Around 11am, we found ourselves in a hotel and doing that which nature doesn’t abide and I felt nothing. I just went through the motions.
As Javier lay asleep, wrapped around me - my mind spun. I thought of the new book I had begun - this one started at birth and related the story of my adolescence. The horrid parents, the sad school days, the ravaged coming of age. I thought the title fit: Fried Chittlins. Gray and disgusting. That put me into an even more frump.
I lay thinking thinking thinking - smoking smoking smoking. Perhaps I needed a bit of road traveling. Maybe a little adventure through Mexico. I had no goal or plan for my life and that seriously concerned me. My life was so open, so free - yet, so fitfully alone. I couldn’t seem to connect with this human species.
When Javier rolled over, I silently dressed and left the room.
The sun swung high overhead when I found a hotdog vendor on Revolucion Avenue - stood there munching; watching the hung over tourists drag themselves back to the border, watched the patrol cars slowly creep by, the transvestite hookers clomp around.
I stood there under that dazzling midday sky and thought, There has to be more to this life. Is this all there is? I hailed a taxi and went home.
Home. The apartment was near the end of a blind alley that hardly received any sun. I slid the key into the metal door and stepped into the dank.
The air was stagnant and the particles danced in the beams of yellow sun light through the drawn curtains. The two-room apartment was small and grimy. Movie posters of underground directors such as David Lynch and John Waters cluttered the walls and dirty laundry and empty fast food containers littered the carpet.
The bed room itself contained a well-worn queen sized bed with black oak headboard and matching nightstand.
The living room was occupied by a black futon, a small table and a window that looked out into a filthy, garbage littered alley. A dusty ceiling fan wobbled above.
The bathroom was wall to wall to floor white tiles, porcelain sink, and a toilet. The old kind that had a latch you pulled from above. There was no shower - that was downstairs and shared by the tenants. Luckily having hot water. The kitchen had an old, mint-colored refrigerator from the ‘50’s that still ran, sink area, stove, and metal table with two metal chairs. All furnishings could be considered antiques. Slightly worn.
Not a bad place, near Zona Rosa and close enough to the border, so I could walk or make a hasty exit.
Still feeling the methamphetamine, I sat in my room with my notebook and scribbled out a few more anecdotes in my new book holding nothing back - wrote raw, peeled tales of a horrible past.
After a few hours, as I sat in the dim room smoking my umpteenth cigarette, I concluded I had found my calling - but to what end?

3 comments:

NWalker said...

I like the way you describe the bars in Tijuana. There's nothing quite like them anywhere else.

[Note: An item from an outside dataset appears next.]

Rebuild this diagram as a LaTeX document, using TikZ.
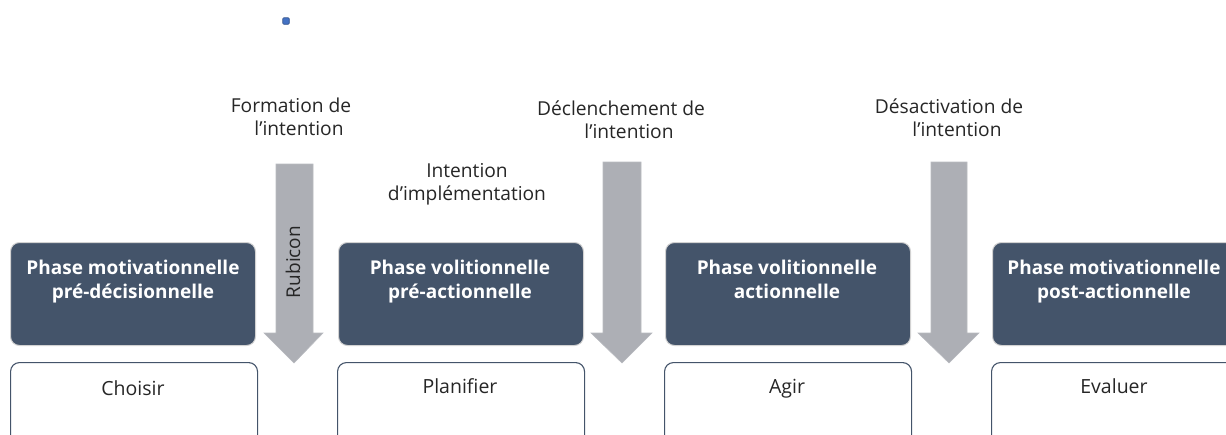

I wish I knew the name of the female bartender at Ranchero. I've seen her numerous times, and another site describes her as "the frazzled bartender, a woman in her 50s with tired eyes and wisps of hair loosening from her ponytail." Good description of what I remember, but I never knew her name. -Norman

LMB said...

Thank you for the kind words, Norman. I believe her name was Carmen. China tended there forever, but moved over to bar Villa Garcia. If you have a link to that site you'd mentioned, I'd greatly appreciate it.

NWalker said...

It was an article about gay life in Tijuana at

http://www.gaylesbiantimes.com/?id=7364

I should get down there more often. I live in Hollywood close to the latin gay bar called Tempo, but it is nothing like the bars in Tijuana. There's one in Garden Grove called Frat House that's closer to what I like in Tijuana, but it's a little heavy on the trannies. Thank you for your writing and your information about the bartenders at Ranchero. It makes me want to head straight down there this week.